Cluttered Mt. Scott-Arleta house damaged by fire

See why firefighters had to work extra hard putting out the conflagration in this outer East Portland home …

Near Mt. Scott Park, firefighters assemble to fight a morning house fire.

Story and photos by David F. Ashton

Smoke belched from a Mt. Scott-Arleta neighborhood house at 7016 SE Knight Street, on Friday morning of January 20. That swiftly caught the attention of neighbors, who called t he 9-1-1 Center to report a fire.

Portland Fire & Rescue (PF&R) firefighters, sent to the scene at 8:55 a.m., reported upon arrival, “Heavy smoke coming from the structure”.

Gathered at the front door, firefighters are ready to entry the structure for a second time.

The first rig in was Lents Station #11’s Engine Company, whose crew members started pulling hose lines to the hydrant, and preparing to battle the fire. One minute later, both the Engine and Ladder Truck Company of Woodstock Station #25 arrived, and began a search for victims – and located the seat of the fire.

“Firefighters were able to make access, and determine that it was a basement fire,” PF&R Public Information Officer Katia Minor told East Portland News.

Finding it difficult to move around inside the residence, some crew members look in though a side window.

As fire fighters entered the burning home, over hand-held radios the Safety Officer reminded crews inside the house “keep watch for the hole in the floor” – and it seemed as if that hole might have been there before the fire.

“Access was difficult, mostly because there were shrubs and cars and all kinds of stuff around the house – but it didn’t significantly delay our access,” Minor said.

At 9:33 a.m., crews were still hard at work, pulling down the first floor ceiling to get at flames that had spread up the wall from the basement and into the rest of the house.
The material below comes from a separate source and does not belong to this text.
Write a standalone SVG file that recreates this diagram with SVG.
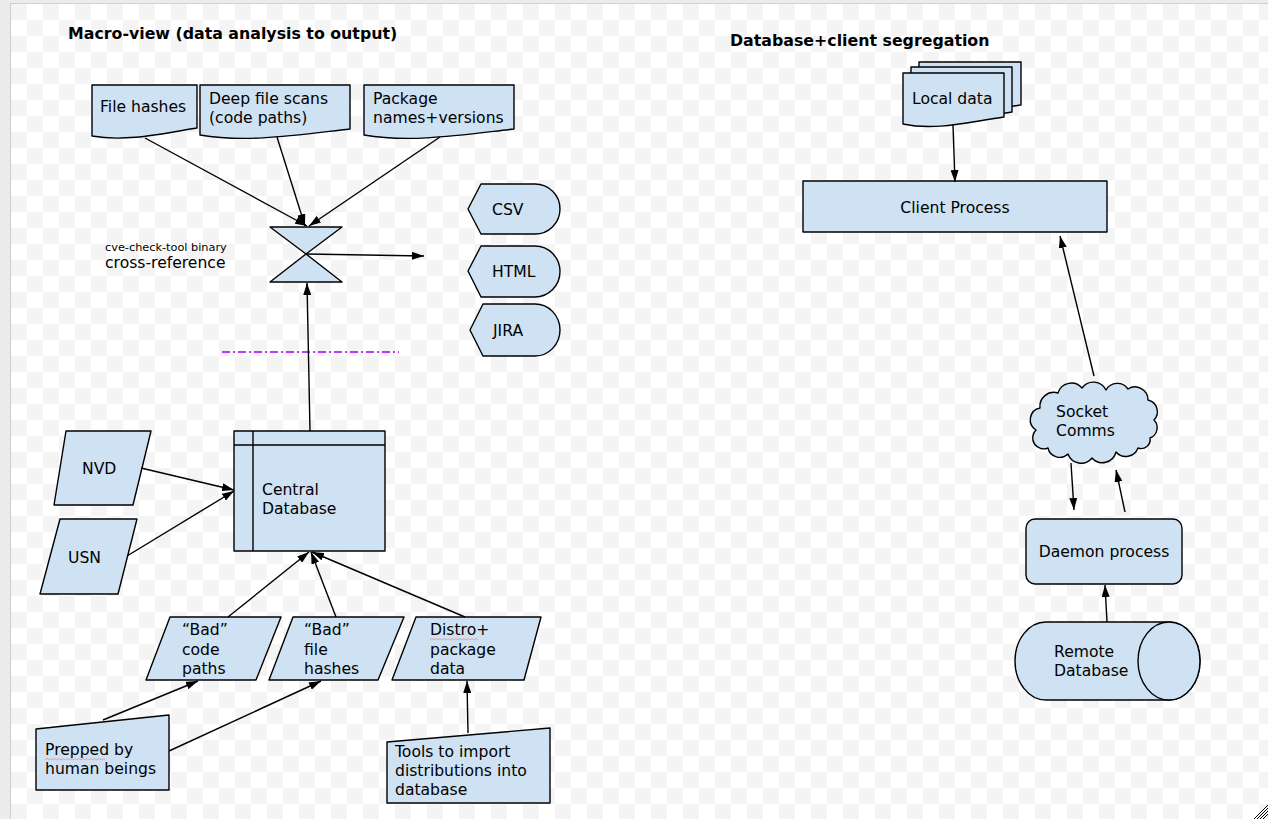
<svg xmlns="http://www.w3.org/2000/svg" width="1268" height="819" viewBox="0 0 1268 819">
<defs>
<pattern id="chk" patternUnits="userSpaceOnUse" x="11" y="4" width="32" height="32">
<rect width="32" height="32" fill="#ffffff"/>
<rect width="16" height="16" fill="#f4f4f4"/>
<rect x="16" y="16" width="16" height="16" fill="#f4f4f4"/>
</pattern>
<marker id="ah" viewBox="0 0 12 8" refX="12" refY="4" markerWidth="12" markerHeight="8" markerUnits="userSpaceOnUse" orient="auto">
<path d="M0,0 L12,4 L0,8 z" fill="#000"/>
</marker>
<style>
.s{fill:#cfe2f3;stroke:#000;stroke-width:1.4;stroke-linejoin:round}
.t{font-family:"DejaVu Sans","Liberation Sans",sans-serif;font-size:15.6px;fill:#000}
.b{font-family:"DejaVu Sans","Liberation Sans",sans-serif;font-size:15.8px;font-weight:bold;fill:#000}
.sm{font-family:"DejaVu Sans","Liberation Sans",sans-serif;font-size:11.3px;fill:#000}
.c{fill:none;stroke:#000;stroke-width:1.4;marker-end:url(#ah)}
.sq{fill:none;stroke:#f08a8a;stroke-width:0.8}
</style>
</defs>
<rect width="1268" height="819" fill="#ececec"/>
<rect x="10.5" y="3.5" width="1260" height="820" fill="url(#chk)" stroke="#cfcfcf"/>

<text class="b" x="68" y="39">Macro-view (data analysis to output)</text>
<text class="b" x="730" y="46">Database+client segregation</text>

<g id="file-hashes"><path class="s" d="M92,85 H197 V128 C160,134 125,142 92,136 Z"/><text class="t" x="100" y="112">File hashes</text></g>
<g id="deep-scans"><path class="s" d="M200,85 H350 V129 C297,135 247,143 200,135 Z"/><text class="t" x="209" y="104">Deep file scans</text><text class="t" x="209" y="123">(code paths)</text></g>
<g id="package"><path class="s" d="M364,85 H514 V129 C461,135 411,143 364,135 Z"/><text class="t" x="373" y="104">Package</text><text class="t" x="373" y="123">names+versions</text></g>

<g id="cross-reference"><path class="s" d="M270,227 H342 L306,254 Z"/><path class="s" d="M306,254 L342,282 H270 Z"/><text class="sm" x="105" y="251">cve-check-tool binary</text><text class="t" x="105" y="268">cross-reference</text></g>

<g id="csv"><path class="s" d="M468,209 L481,184 H535 A25,25 0 0 1 535,234 H481 Z"/><text class="t" x="492" y="215">CSV</text></g>
<g id="html"><path class="s" d="M468,271 L481,246 H535 A25,25.5 0 0 1 535,297 H481 Z"/><text class="t" x="492" y="277">HTML</text></g>
<g id="jira"><path class="s" d="M470,330 L483,304 H535 A25,26 0 0 1 535,356 H483 Z"/><text class="t" x="493" y="336">JIRA</text></g>

<line x1="222" y1="352" x2="399" y2="352" stroke="#9900ff" stroke-width="1.4" stroke-dasharray="8 3 2 3"/>

<g id="central-db"><rect class="s" x="234" y="431" width="151" height="120"/><line x1="253" y1="431" x2="253" y2="551" stroke="#000" stroke-width="1.4"/><line x1="234" y1="445" x2="385" y2="445" stroke="#000" stroke-width="1.4"/><text class="t" x="262" y="495">Central</text><text class="t" x="262" y="514">Database</text></g>

<g id="nvd"><path class="s" d="M66,431 H151 L133,505 H54 Z"/><text class="t" x="82" y="474">NVD</text></g>
<g id="usn"><path class="s" d="M60,519 H137 L118,594 H40 Z"/><text class="t" x="68" y="563">USN</text></g>

<g id="bad-code"><path class="s" d="M170,617 H281 L256,680 H146 Z"/><text class="t" x="182" y="635">“Bad”</text><text class="t" x="182" y="655">code</text><text class="t" x="182" y="674">paths</text></g>
<g id="bad-hashes"><path class="s" d="M293,617 H404 L378,680 H269 Z"/><text class="t" x="304" y="635">“Bad”</text><text class="t" x="304" y="655">file</text><text class="t" x="304" y="674">hashes</text></g>
<g id="distro"><path class="s" d="M416,617 H541 L524,680 H392 Z"/><text class="t" x="430" y="635">Distro+</text><path class="sq" d="M430,640 l2,-1.5 l2,1.5 l2,-1.5 l2,1.5 l2,-1.5 l2,1.5 l2,-1.5 l2,1.5 l2,-1.5 l2,1.5 l2,-1.5 l2,1.5 l2,-1.5 l2,1.5 l2,-1.5 l2,1.5 l2,-1.5 l2,1.5 l2,-1.5 l2,1.5 l2,-1.5 l2,1.5 l2,-1.5 l2,1.5"/><text class="t" x="430" y="655">package</text><text class="t" x="430" y="674">data</text></g>

<g id="prepped"><path class="s" d="M36,729 L169,715 V790 H36 Z"/><text class="t" x="45" y="755">Prepped by</text><path class="sq" d="M45,760 l2,-1.5 l2,1.5 l2,-1.5 l2,1.5 l2,-1.5 l2,1.5 l2,-1.5 l2,1.5 l2,-1.5 l2,1.5 l2,-1.5 l2,1.5 l2,-1.5 l2,1.5 l2,-1.5 l2,1.5 l2,-1.5 l2,1.5 l2,-1.5 l2,1.5 l2,-1.5 l2,1.5 l2,-1.5 l2,1.5 l2,-1.5 l2,1.5 l2,-1.5 l2,1.5 l2,-1.5 l2,1.5"/><text class="t" x="45" y="774">human beings</text></g>
<g id="tools"><path class="s" d="M387,742 L550,728 V803 H387 Z"/><text class="t" x="395" y="757">Tools to import</text><text class="t" x="395" y="776">distributions into</text><text class="t" x="395" y="795">database</text></g>

<g id="local-data"><path class="s" d="M919,62 H1021 V105 C985,110 951,119 919,112 Z"/><path class="s" d="M911,67 H1012 V112 C976,117 943,126 911,119 Z"/><path class="s" d="M903,73 H1004 V117 C968,122 935,131 903,124 Z"/><text class="t" x="912" y="104">Local data</text></g>
<g id="client"><rect class="s" x="803" y="181" width="304" height="51"/><text class="t" x="955" y="213" text-anchor="middle">Client Process</text></g>
<g id="socket"><path class="s" d="M1036,430 A12,12 0 0 1 1040,408 A14,14 0 0 1 1058,393 A14,14 0 0 1 1082,388 A14,14 0 0 1 1106,390 A13,13 0 0 1 1128,389 A13,13 0 0 1 1148,400 A12,12 0 0 1 1154,420 A11,11 0 0 1 1150,438 A9,9 0 0 1 1138,448 A13,13 0 0 1 1116,452 A14,14 0 0 1 1092,458 A14,14 0 0 1 1068,454 A12,12 0 0 1 1048,448 A11,11 0 0 1 1036,430 Z"/><text class="t" x="1056" y="417">Socket</text><text class="t" x="1056" y="436">Comms</text></g>
<g id="daemon"><rect class="s" x="1026" y="519" width="156" height="65" rx="9"/><text class="t" x="1104" y="557" text-anchor="middle">Daemon process</text></g>
<g id="remote-db"><path class="s" d="M1046,622 H1169 A31,39 0 0 1 1169,700 H1046 A31,39 0 0 1 1046,622 Z"/><ellipse class="s" cx="1169" cy="661" rx="31" ry="39"/><text class="t" x="1054" y="657">Remote</text><text class="t" x="1054" y="676">Database</text></g>

<g id="connectors">
<line class="c" x1="145" y1="138" x2="307" y2="226"/>
<line class="c" x1="277" y1="137" x2="305" y2="226"/>
<line class="c" x1="440" y1="137" x2="309" y2="226"/>
<line class="c" x1="307" y1="254" x2="424" y2="256"/>
<line class="c" x1="310" y1="431" x2="307" y2="283"/>
<line class="c" x1="141" y1="468" x2="234" y2="490"/>
<line class="c" x1="127" y1="556" x2="234" y2="491"/>
<line class="c" x1="228" y1="617" x2="309" y2="552"/>
<line class="c" x1="336" y1="617" x2="311" y2="552"/>
<line class="c" x1="465" y1="617" x2="312" y2="552"/>
<line class="c" x1="103" y1="720" x2="198" y2="681"/>
<line class="c" x1="169" y1="751" x2="321" y2="681"/>
<line class="c" x1="468" y1="733" x2="467" y2="681"/>
<line class="c" x1="953" y1="125" x2="955" y2="182"/>
<line class="c" x1="1094" y1="376" x2="1060" y2="236"/>
<line class="c" x1="1071" y1="463" x2="1074" y2="510"/>
<line class="c" x1="1125" y1="512" x2="1116" y2="470"/>
<line class="c" x1="1107" y1="622" x2="1105" y2="585"/>
</g>
<g stroke="#000" stroke-width="1">
<line x1="1254" y1="819" x2="1268" y2="805"/>
<line x1="1257" y1="819" x2="1268" y2="808"/>
<line x1="1260" y1="819" x2="1268" y2="811"/>
<line x1="1263" y1="819" x2="1268" y2="814"/>
</g>
</svg>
“The residence had clutter, which was a factor in getting the fire wrapped up,” Minor conceded. “It makes it difficult for firefighters to ensure all fire has been fully extinguished when having to dig through clutter.”

To make entry to the rear of the house, firefighters first had to cut back a thicket of brush.

Although an ambulance had been dispatched to the address as a precaution, it was soon sent on the way – no injuries were reported.

“Our investigators get dispatched to every residential fire that doesn’t have an obvious cause, as was the case in this fire,” Minor concluded. “It remains under investigation.”